South African Foreign Minister Responds to Washington: “We’ll Do Things Our Way”
U.S. Secretary of State Antony Blinken was off to a tour of Africa last week with the proclaimed aim of countering Russian and Chinese influence on the continent. While in South Africa on Aug. 8, the Biden Administration’s chief diplomat lectured his hosts on the need to clearly break with Russia over the “invasion” of Ukraine and to beware of China’s “debt traps”, while calling on Africans to “defend the rules of the international system” — meaning the transatlantic world’s system of course.

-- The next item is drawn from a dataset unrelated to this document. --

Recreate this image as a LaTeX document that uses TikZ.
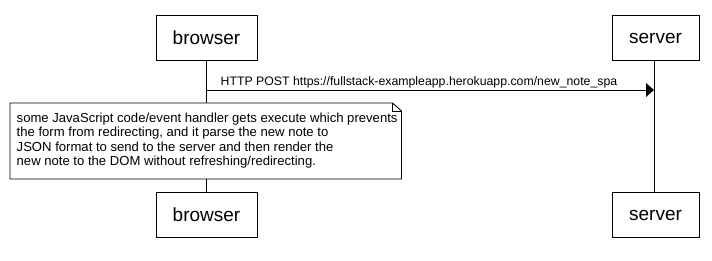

But his counterpart, South African Foreign Minister Naledi Pandor, made clear she was not taking orders from anyone. At their joint press conference, with Blinken sitting next to her, she said bluntly: “one thing I definitely dislike is being told ‘either you choose this or else’…. I definitely will not be bullied in that way, nor would I expect any other African country worth its salt to agree to be [so] treated.”
In addition to South Africa’s refusal to join geopolitical blocs, Naledi Pandor touched on three key issues. On China and Africa, she stated: “Countries are free to establish relationships with different countries. African countries that wish to relate to China, let them do so, whatever the particular form of relationships would be. We can’t be made party to conflict between China and the United States of America… and I may say, it does cause instability for all of us, because it affects the global economic system.”
On Blinken’s push for “democracy,” one of the four priorities of Joe Biden’s “Sub-Saharan Strategy” together with “green energy”, Pandor recommended: “If your tactic is to approach African countries and say that, ‘listen, you must be democratic… and use our model, it works,’ I think it’s bound to lead to some failure.”
Pandor also spoke out against the “apartheid” in which Palestinians are forced to live, as an example of the double-standard often played by those who claim to defend the principles of the UN charter: “Just as much as the people of Ukraine deserve their territory and freedom, the people of Palestine deserve their territory and freedom. And we should be equally concerned at what is happening to the people of Palestine as we are with what is happening to the people of Ukraine.”
Speaking of double standards, the EU’s Foreign Policy chief Josep Borrell has no qualms about applying them. In an interview with El Pais (Aug. 11), today, he admitted that conditions in Gaza are scandalous, but called support for Kiev against Moscow a “moral imperative”. Asked about the difference, he explained: “We are often criticized for double standards. But international politics is to a large degree about applying double standards. We do not use the same criteria for all problems.”